- **TASK GOAL**
From the first line of the data below through the line bearing "for (let a = 55;", reproduce each line exactly; do not include pictures.
══════════
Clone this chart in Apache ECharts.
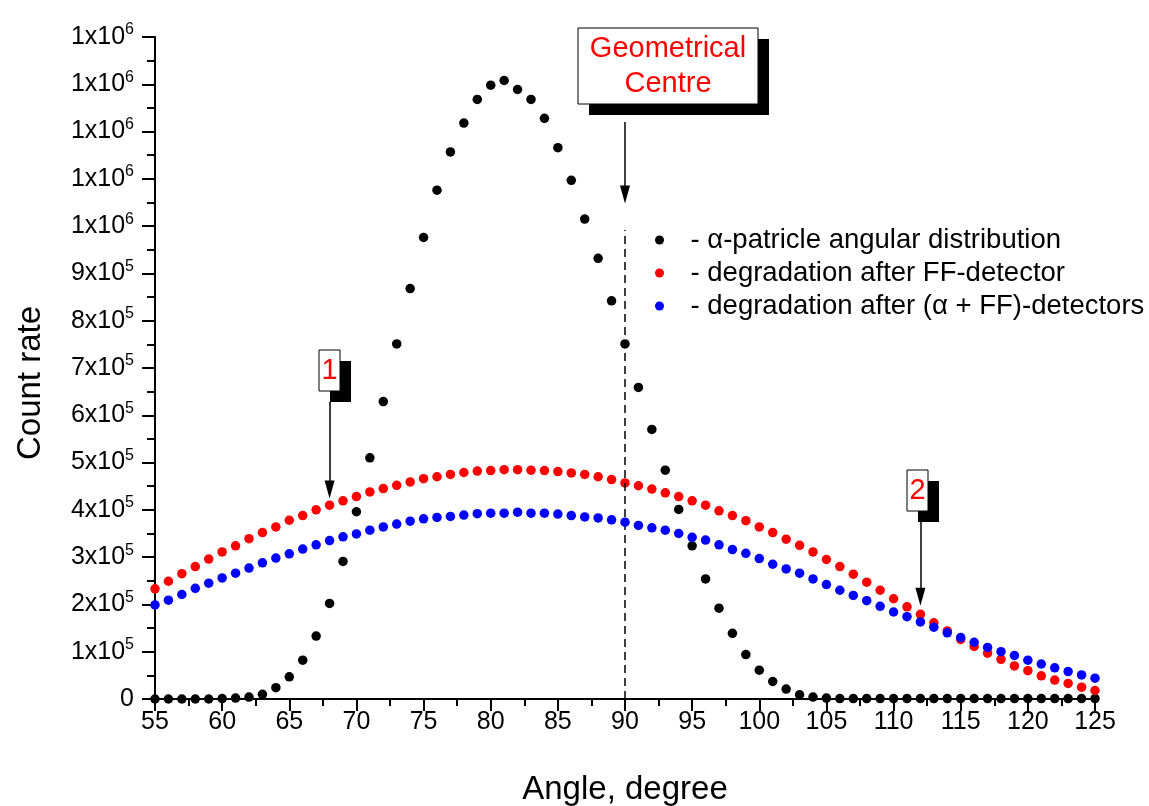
<!DOCTYPE html>
<html>
<head>
<meta charset="utf-8">
<script src="https://cdn.jsdelivr.net/npm/echarts@6/dist/echarts.min.js"></script>
<style>
html,body{margin:0;padding:0;background:#fff;overflow:hidden;}
#chart{width:1149px;height:806px;}
</style>
</head>
<body>
<div id="chart"></div>
<script>
// Angles (degrees)
const angles = [];
for (let a = 55; a <= 125; a++) angles.push(a);

// Values in units of 1e5 counts
const alphaDist = [0,0,0,0,0,0.01,0.02,0.04,0.10,0.24,0.47,0.82,1.33,2.02,2.91,3.96,5.10,6.29,7.51,8.68,9.76,10.76,11.57,12.18,12.68,12.98,13.08,12.89,12.68,12.28,11.66,10.97,10.15,9.32,8.42,7.51,6.59,5.70,4.84,4.01,3.24,2.54,1.92,1.39,0.94,0.61,0.37,0.21,0.09,0.04,0.02,0.01,0.01,0.01,0.01,0.01,0.01,0.01,0.01,0.01,0.01,0.01,0.01,0.01,0.01,0.01,0.01,0.01,0.01,0.01,0.01];
const ffDegr = [2.33,2.49,2.65,2.80,2.96,3.11,3.24,3.39,3.52,3.64,3.78,3.88,4.00,4.10,4.19,4.28,4.38,4.45,4.52,4.59,4.66,4.70,4.75,4.79,4.82,4.83,4.85,4.85,4.84,4.83,4.81,4.78,4.75,4.70,4.64,4.57,4.51,4.44,4.36,4.28,4.19,4.10,3.98,3.88,3.77,3.64,3.52,3.38,3.25,3.11,2.95,2.80,2.64,2.47,2.30,2.12,1.95,1.79,1.61,1.44,1.26,1.11,0.97,0.84,0.70,0.60,0.49,0.40,0.33,0.25,0.18];
const alphaFfDegr = [1.99,2.09,2.21,2.34,2.45,2.56,2.66,2.77,2.88,2.98,3.07,3.17,3.26,3.35,3.43,3.49,3.57,3.64,3.70,3.76,3.81,3.84,3.86,3.89,3.92,3.93,3.93,3.95,3.93,3.93,3.91,3.88,3.85,3.83,3.79,3.74,3.67,3.62,3.57,3.50,3.42,3.36,3.26,3.16,3.08,2.97,2.85,2.75,2.66,2.54,2.42,2.30,2.19,2.08,1.96,1.84,1.74,1.63,1.52,1.40,1.30,1.20,1.09,1.00,0.92,0.82,0.74,0.66,0.58,0.51,0.44];

const seriesNames = ['- \u03b1-patricle angular distribution', '- degradation after FF-detector', '- degradation after (\u03b1 + FF)-detectors'];
const seriesColors = ['#000000', '#ff0000', '#0000ff'];

// Annotations
const centreAngle = 90;
const mark1Angle = 68;
const mark2Angle = 112;

function toPairs(vals) { return angles.map((a, i) => [a, vals[i] * 1e5]); }

const FONT = 'Liberation Sans, Arial, sans-serif';
const chart = echarts.init(document.getElementById('chart'), null, {renderer: 'canvas'});

function arrowLine(x, yFrom, yTo) {
  return [{coord: [x, yFrom]}, {coord: [x, yTo]}];
}

const option = {
  backgroundColor: '#fff',
  animation: false,
  grid: {left: 155, right: 54, top: 37, bottom: 107, containLabel: false, outerBoundsMode: 'none'},
  legend: {
    orient: 'vertical',
    left: 650, top: 221,
    itemWidth: 52, itemHeight: 9, itemGap: 5,
    icon: 'circle',
    symbolKeepAspect: true,
    textStyle: {fontFamily: FONT, fontSize: 27.5, color: '#000'},
    data: seriesNames
  },
  xAxis: {
    type: 'value', min: 55, max: 125, interval: 5,
    name: 'Angle, degree', nameLocation: 'middle', nameGap: 74,
    nameTextStyle: {fontFamily: FONT, fontSize: 33, color: '#000'},
    axisLine: {lineStyle: {color: '#000', width: 2}},
    axisTick: {show: true, inside: false, length: 12, lineStyle: {color: '#000', width: 2}},
    minorTick: {show: true, splitNumber: 2, length: 7, lineStyle: {color: '#000', width: 2}},
    axisLabel: {fontFamily: FONT, fontSize: 25, color: '#000', margin: 11},
    splitLine: {show: false}
  },
  yAxis: {
    type: 'value', min: 0, max: 1400000, interval: 100000,
    name: 'Count rate', nameLocation: 'middle', nameGap: 108,
    nameTextStyle: {fontFamily: FONT, fontSize: 33, color: '#000', padding: [0, 30, 0, 0]},
    axisLine: {show: true, lineStyle: {color: '#000', width: 2}},
    axisTick: {show: true, inside: false, length: 13, lineStyle: {color: '#000', width: 2}},
    minorTick: {show: true, splitNumber: 2, length: 8, lineStyle: {color: '#000', width: 2}},
    axisLabel: {
      fontFamily: FONT, fontSize: 25, color: '#000', margin: 21,
      formatter: function (v) {
        const n = Math.round(v / 1e5);
        if (n === 0) return '0';
        if (n >= 10) return '1x10{sup|6}';
        return n + 'x10{sup|5}';
      },
      rich: {sup: {fontFamily: FONT, fontSize: 16, color: '#000', verticalAlign: 'top', padding: [0, 0, 14, 0]}}
    },
    splitLine: {show: false}
  },
  series: [
    {
      name: seriesNames[0], type: 'scatter', symbol: 'circle', symbolSize: 9.5,
      itemStyle: {color: seriesColors[0], opacity: 1}, data: toPairs(alphaDist), z: 3,
      markLine: {
        silent: true, symbol: ['none', 'triangle'], symbolSize: [10, 18],
        label: {show: false},
        lineStyle: {color: '#000', width: 1.5, type: 'solid'},
        data: [
          arrowLine(centreAngle, 1220000, 1067000),
          arrowLine(mark1Angle, 628000, 443000),
          arrowLine(mark2Angle, 378000, 216000)
        ]
      }
    },
    {
      name: seriesNames[1], type: 'scatter', symbol: 'circle', symbolSize: 9.5,
      itemStyle: {color: seriesColors[1], opacity: 1}, data: toPairs(ffDegr), z: 4,
      markLine: {
        silent: true, symbol: ['none', 'none'],
        label: {show: false},
        lineStyle: {color: '#000', width: 1.5, type: [8, 5]},
        data: [arrowLine(centreAngle, 0, 992000)]
      }
    },
    {
      name: seriesNames[2], type: 'scatter', symbol: 'circle', symbolSize: 9.5,
      itemStyle: {color: seriesColors[2], opacity: 1}, data: toPairs(alphaFfDegr), z: 5
    }
  ]
};
chart.setOption(option);

function box(x, y, w, h, lines, fs) {
  const children = [
    {type: 'rect', shape: {x: x + 11, y: y + 11, width: w, height: h}, style: {fill: '#000'}},
    {type: 'rect', shape: {x: x, y: y, width: w, height: h}, style: {fill: '#fff', stroke: '#000', lineWidth: 1}}
  ];
  lines.forEach((t, i) => {
    children.push({type: 'text', x: x + w / 2, y: y + h / 2 + (i - (lines.length - 1) / 2) * 35,
      style: {text: t, fill: '#ff0000', font: fs + 'px ' + FONT, textAlign: 'center', textVerticalAlign: 'middle'}});
  });
  return {type: 'group', z: 100, children: children};
}

chart.setOption({
  graphic: [
    box(578, 28, 180, 76, ['Geometrical', 'Centre'], 29),
    box(319, 350, 21, 41, ['1'], 29),
    box(907, 470, 21, 41, ['2'], 29)
  ]
});
</script>
</body>
</html>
══════════
- **FULL ANSWER**
Clone this chart in Apache ECharts.
<!DOCTYPE html>
<html>
<head>
<meta charset="utf-8">
<script src="https://cdn.jsdelivr.net/npm/echarts@6/dist/echarts.min.js"></script>
<style>
html,body{margin:0;padding:0;background:#fff;overflow:hidden;}
#chart{width:1149px;height:806px;}
</style>
</head>
<body>
<div id="chart"></div>
<script>
// Angles (degrees)
const angles = [];
for (let a = 55; a <= 125; a++) angles.push(a);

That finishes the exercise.